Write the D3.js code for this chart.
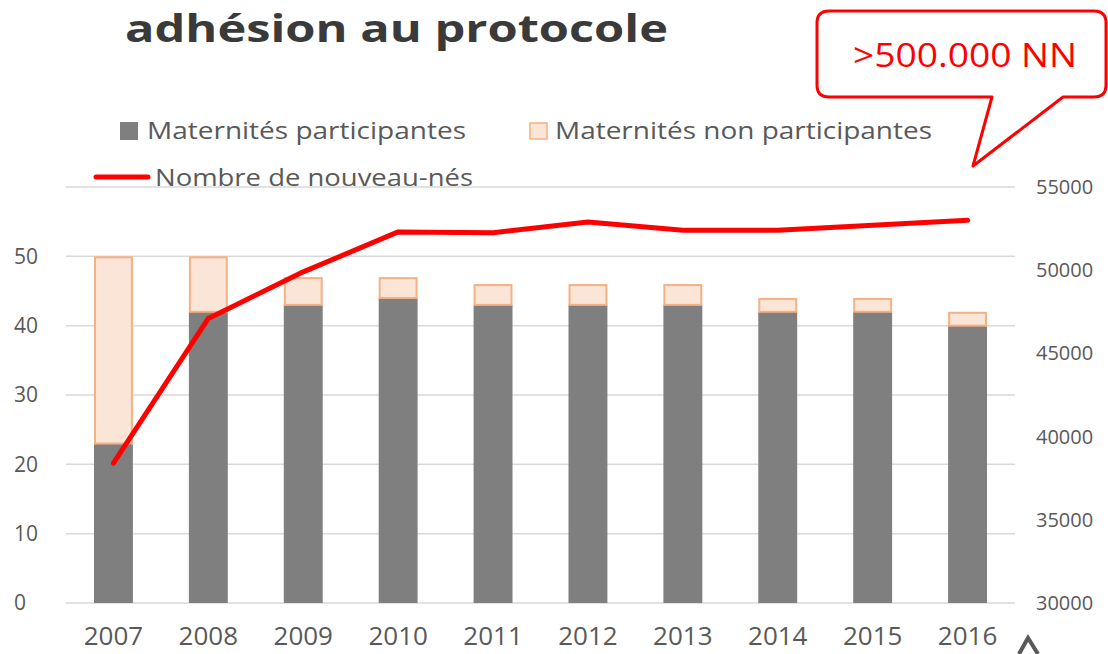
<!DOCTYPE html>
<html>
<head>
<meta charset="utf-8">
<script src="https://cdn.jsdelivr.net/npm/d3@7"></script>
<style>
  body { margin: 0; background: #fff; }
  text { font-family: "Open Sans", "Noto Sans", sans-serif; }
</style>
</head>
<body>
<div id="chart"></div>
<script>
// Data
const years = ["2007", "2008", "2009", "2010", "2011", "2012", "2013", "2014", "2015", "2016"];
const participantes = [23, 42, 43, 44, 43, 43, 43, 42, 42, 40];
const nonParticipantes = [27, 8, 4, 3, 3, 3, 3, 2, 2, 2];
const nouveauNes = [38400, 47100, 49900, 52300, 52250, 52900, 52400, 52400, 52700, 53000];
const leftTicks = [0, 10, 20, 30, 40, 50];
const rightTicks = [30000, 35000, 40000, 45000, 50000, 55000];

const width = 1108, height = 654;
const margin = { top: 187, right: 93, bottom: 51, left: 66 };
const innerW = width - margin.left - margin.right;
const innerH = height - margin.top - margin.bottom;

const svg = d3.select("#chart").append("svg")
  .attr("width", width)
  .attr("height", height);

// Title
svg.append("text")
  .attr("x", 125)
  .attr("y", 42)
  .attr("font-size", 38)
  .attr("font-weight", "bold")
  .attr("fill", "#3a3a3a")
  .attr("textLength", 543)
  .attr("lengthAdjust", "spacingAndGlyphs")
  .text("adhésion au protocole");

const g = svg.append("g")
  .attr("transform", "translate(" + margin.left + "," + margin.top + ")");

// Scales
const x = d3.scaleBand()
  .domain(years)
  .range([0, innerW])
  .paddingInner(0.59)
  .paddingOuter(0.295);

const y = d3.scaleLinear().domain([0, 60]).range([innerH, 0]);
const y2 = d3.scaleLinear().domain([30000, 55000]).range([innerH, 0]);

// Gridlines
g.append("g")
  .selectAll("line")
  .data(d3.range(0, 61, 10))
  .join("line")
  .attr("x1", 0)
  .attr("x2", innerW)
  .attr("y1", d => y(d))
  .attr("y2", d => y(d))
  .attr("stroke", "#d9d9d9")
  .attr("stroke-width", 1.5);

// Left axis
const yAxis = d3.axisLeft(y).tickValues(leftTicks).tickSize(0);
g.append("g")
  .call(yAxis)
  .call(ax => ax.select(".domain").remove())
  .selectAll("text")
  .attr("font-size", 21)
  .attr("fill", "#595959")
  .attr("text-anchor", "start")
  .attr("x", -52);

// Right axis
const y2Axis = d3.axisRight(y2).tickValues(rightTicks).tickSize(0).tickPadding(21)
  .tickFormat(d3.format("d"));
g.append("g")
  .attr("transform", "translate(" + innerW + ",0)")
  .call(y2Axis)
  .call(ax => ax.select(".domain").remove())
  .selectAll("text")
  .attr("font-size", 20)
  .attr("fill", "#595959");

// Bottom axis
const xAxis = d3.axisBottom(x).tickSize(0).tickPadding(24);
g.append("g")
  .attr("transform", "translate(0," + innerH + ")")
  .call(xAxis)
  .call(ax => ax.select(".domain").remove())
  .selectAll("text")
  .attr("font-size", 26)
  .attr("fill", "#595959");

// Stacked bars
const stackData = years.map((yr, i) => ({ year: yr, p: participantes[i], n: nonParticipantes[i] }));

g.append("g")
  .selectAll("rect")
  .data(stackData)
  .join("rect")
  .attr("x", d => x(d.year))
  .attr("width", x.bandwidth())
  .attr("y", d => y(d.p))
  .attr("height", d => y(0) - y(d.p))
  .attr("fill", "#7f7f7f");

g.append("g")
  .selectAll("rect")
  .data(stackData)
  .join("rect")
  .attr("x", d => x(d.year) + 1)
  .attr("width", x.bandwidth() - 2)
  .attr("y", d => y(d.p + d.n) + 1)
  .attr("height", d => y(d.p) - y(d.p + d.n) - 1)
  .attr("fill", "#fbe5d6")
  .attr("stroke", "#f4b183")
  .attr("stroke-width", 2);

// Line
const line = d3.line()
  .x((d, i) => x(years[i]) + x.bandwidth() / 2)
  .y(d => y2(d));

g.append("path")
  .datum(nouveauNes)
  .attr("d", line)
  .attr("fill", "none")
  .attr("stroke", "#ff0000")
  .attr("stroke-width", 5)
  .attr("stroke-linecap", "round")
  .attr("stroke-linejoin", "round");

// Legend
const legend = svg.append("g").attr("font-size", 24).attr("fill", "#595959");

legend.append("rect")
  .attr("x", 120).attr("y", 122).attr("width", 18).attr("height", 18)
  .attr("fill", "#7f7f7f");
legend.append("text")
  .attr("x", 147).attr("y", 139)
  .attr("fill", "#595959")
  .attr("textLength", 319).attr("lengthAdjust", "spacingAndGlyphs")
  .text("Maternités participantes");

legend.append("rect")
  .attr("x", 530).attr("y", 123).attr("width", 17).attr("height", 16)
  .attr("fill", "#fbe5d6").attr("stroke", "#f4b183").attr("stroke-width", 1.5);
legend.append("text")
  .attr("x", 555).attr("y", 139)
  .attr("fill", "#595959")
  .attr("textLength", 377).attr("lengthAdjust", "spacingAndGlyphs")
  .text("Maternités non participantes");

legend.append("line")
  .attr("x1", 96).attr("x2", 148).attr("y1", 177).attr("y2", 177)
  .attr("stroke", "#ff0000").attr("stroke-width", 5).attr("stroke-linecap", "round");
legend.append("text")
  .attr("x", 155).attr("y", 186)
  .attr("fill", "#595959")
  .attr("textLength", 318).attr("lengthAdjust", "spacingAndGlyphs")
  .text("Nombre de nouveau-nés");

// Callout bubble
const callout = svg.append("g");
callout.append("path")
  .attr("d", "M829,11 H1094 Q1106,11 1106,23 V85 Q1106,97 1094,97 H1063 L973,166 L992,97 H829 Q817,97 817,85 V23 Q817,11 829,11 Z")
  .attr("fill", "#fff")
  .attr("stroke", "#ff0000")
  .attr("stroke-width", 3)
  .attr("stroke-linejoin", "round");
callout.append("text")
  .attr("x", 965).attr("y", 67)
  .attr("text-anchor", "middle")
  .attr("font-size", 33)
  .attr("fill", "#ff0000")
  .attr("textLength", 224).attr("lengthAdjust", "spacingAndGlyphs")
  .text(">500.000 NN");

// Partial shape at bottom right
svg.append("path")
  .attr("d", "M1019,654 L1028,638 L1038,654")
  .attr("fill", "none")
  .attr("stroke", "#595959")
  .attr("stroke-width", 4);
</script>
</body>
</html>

Work required: Repeat the material above verbatim. Leave the pictures behind.

Answer to the exercise:
Write the D3.js code for this chart.
<!DOCTYPE html>
<html>
<head>
<meta charset="utf-8">
<script src="https://cdn.jsdelivr.net/npm/d3@7"></script>
<style>
  body { margin: 0; background: #fff; }
  text { font-family: "Open Sans", "Noto Sans", sans-serif; }
</style>
</head>
<body>
<div id="chart"></div>
<script>
// Data
const years = ["2007", "2008", "2009", "2010", "2011", "2012", "2013", "2014", "2015", "2016"];
const participantes = [23, 42, 43, 44, 43, 43, 43, 42, 42, 40];
const nonParticipantes = [27, 8, 4, 3, 3, 3, 3, 2, 2, 2];
const nouveauNes = [38400, 47100, 49900, 52300, 52250, 52900, 52400, 52400, 52700, 53000];
const leftTicks = [0, 10, 20, 30, 40, 50];
const rightTicks = [30000, 35000, 40000, 45000, 50000, 55000];

const width = 1108, height = 654;
const margin = { top: 187, right: 93, bottom: 51, left: 66 };
const innerW = width - margin.left - margin.right;
const innerH = height - margin.top - margin.bottom;

const svg = d3.select("#chart").append("svg")
  .attr("width", width)
  .attr("height", height);

// Title
svg.append("text")
  .attr("x", 125)
  .attr("y", 42)
  .attr("font-size", 38)
  .attr("font-weight", "bold")
  .attr("fill", "#3a3a3a")
  .attr("textLength", 543)
  .attr("lengthAdjust", "spacingAndGlyphs")
  .text("adhésion au protocole");

const g = svg.append("g")
  .attr("transform", "translate(" + margin.left + "," + margin.top + ")");

// Scales
const x = d3.scaleBand()
  .domain(years)
  .range([0, innerW])
  .paddingInner(0.59)
  .paddingOuter(0.295);

const y = d3.scaleLinear().domain([0, 60]).range([innerH, 0]);
const y2 = d3.scaleLinear().domain([30000, 55000]).range([innerH, 0]);

// Gridlines
g.append("g")
  .selectAll("line")
  .data(d3.range(0, 61, 10))
  .join("line")
  .attr("x1", 0)
  .attr("x2", innerW)
  .attr("y1", d => y(d))
  .attr("y2", d => y(d))
  .attr("stroke", "#d9d9d9")
  .attr("stroke-width", 1.5);

// Left axis
const yAxis = d3.axisLeft(y).tickValues(leftTicks).tickSize(0);
g.append("g")
  .call(yAxis)
  .call(ax => ax.select(".domain").remove())
  .selectAll("text")
  .attr("font-size", 21)
  .attr("fill", "#595959")
  .attr("text-anchor", "start")
  .attr("x", -52);

// Right axis
const y2Axis = d3.axisRight(y2).tickValues(rightTicks).tickSize(0).tickPadding(21)
  .tickFormat(d3.format("d"));
g.append("g")
  .attr("transform", "translate(" + innerW + ",0)")
  .call(y2Axis)
  .call(ax => ax.select(".domain").remove())
  .selectAll("text")
  .attr("font-size", 20)
  .attr("fill", "#595959");

// Bottom axis
const xAxis = d3.axisBottom(x).tickSize(0).tickPadding(24);
g.append("g")
  .attr("transform", "translate(0," + innerH + ")")
  .call(xAxis)
  .call(ax => ax.select(".domain").remove())
  .selectAll("text")
  .attr("font-size", 26)
  .attr("fill", "#595959");

// Stacked bars
const stackData = years.map((yr, i) => ({ year: yr, p: participantes[i], n: nonParticipantes[i] }));

g.append("g")
  .selectAll("rect")
  .data(stackData)
  .join("rect")
  .attr("x", d => x(d.year))
  .attr("width", x.bandwidth())
  .attr("y", d => y(d.p))
  .attr("height", d => y(0) - y(d.p))
  .attr("fill", "#7f7f7f");

g.append("g")
  .selectAll("rect")
  .data(stackData)
  .join("rect")
  .attr("x", d => x(d.year) + 1)
  .attr("width", x.bandwidth() - 2)
  .attr("y", d => y(d.p + d.n) + 1)
  .attr("height", d => y(d.p) - y(d.p + d.n) - 1)
  .attr("fill", "#fbe5d6")
  .attr("stroke", "#f4b183")
  .attr("stroke-width", 2);

// Line
const line = d3.line()
  .x((d, i) => x(years[i]) + x.bandwidth() / 2)
  .y(d => y2(d));

g.append("path")
  .datum(nouveauNes)
  .attr("d", line)
  .attr("fill", "none")
  .attr("stroke", "#ff0000")
  .attr("stroke-width", 5)
  .attr("stroke-linecap", "round")
  .attr("stroke-linejoin", "round");

// Legend
const legend = svg.append("g").attr("font-size", 24).attr("fill", "#595959");

legend.append("rect")
  .attr("x", 120).attr("y", 122).attr("width", 18).attr("height", 18)
  .attr("fill", "#7f7f7f");
legend.append("text")
  .attr("x", 147).attr("y", 139)
  .attr("fill", "#595959")
  .attr("textLength", 319).attr("lengthAdjust", "spacingAndGlyphs")
  .text("Maternités participantes");

legend.append("rect")
  .attr("x", 530).attr("y", 123).attr("width", 17).attr("height", 16)
  .attr("fill", "#fbe5d6").attr("stroke", "#f4b183").attr("stroke-width", 1.5);
legend.append("text")
  .attr("x", 555).attr("y", 139)
  .attr("fill", "#595959")
  .attr("textLength", 377).attr("lengthAdjust", "spacingAndGlyphs")
  .text("Maternités non participantes");

legend.append("line")
  .attr("x1", 96).attr("x2", 148).attr("y1", 177).attr("y2", 177)
  .attr("stroke", "#ff0000").attr("stroke-width", 5).attr("stroke-linecap", "round");
legend.append("text")
  .attr("x", 155).attr("y", 186)
  .attr("fill", "#595959")
  .attr("textLength", 318).attr("lengthAdjust", "spacingAndGlyphs")
  .text("Nombre de nouveau-nés");

// Callout bubble
const callout = svg.append("g");
callout.append("path")
  .attr("d", "M829,11 H1094 Q1106,11 1106,23 V85 Q1106,97 1094,97 H1063 L973,166 L992,97 H829 Q817,97 817,85 V23 Q817,11 829,11 Z")
  .attr("fill", "#fff")
  .attr("stroke", "#ff0000")
  .attr("stroke-width", 3)
  .attr("stroke-linejoin", "round");
callout.append("text")
  .attr("x", 965).attr("y", 67)
  .attr("text-anchor", "middle")
  .attr("font-size", 33)
  .attr("fill", "#ff0000")
  .attr("textLength", 224).attr("lengthAdjust", "spacingAndGlyphs")
  .text(">500.000 NN");

// Partial shape at bottom right
svg.append("path")
  .attr("d", "M1019,654 L1028,638 L1038,654")
  .attr("fill", "none")
  .attr("stroke", "#595959")
  .attr("stroke-width", 4);
</script>
</body>
</html>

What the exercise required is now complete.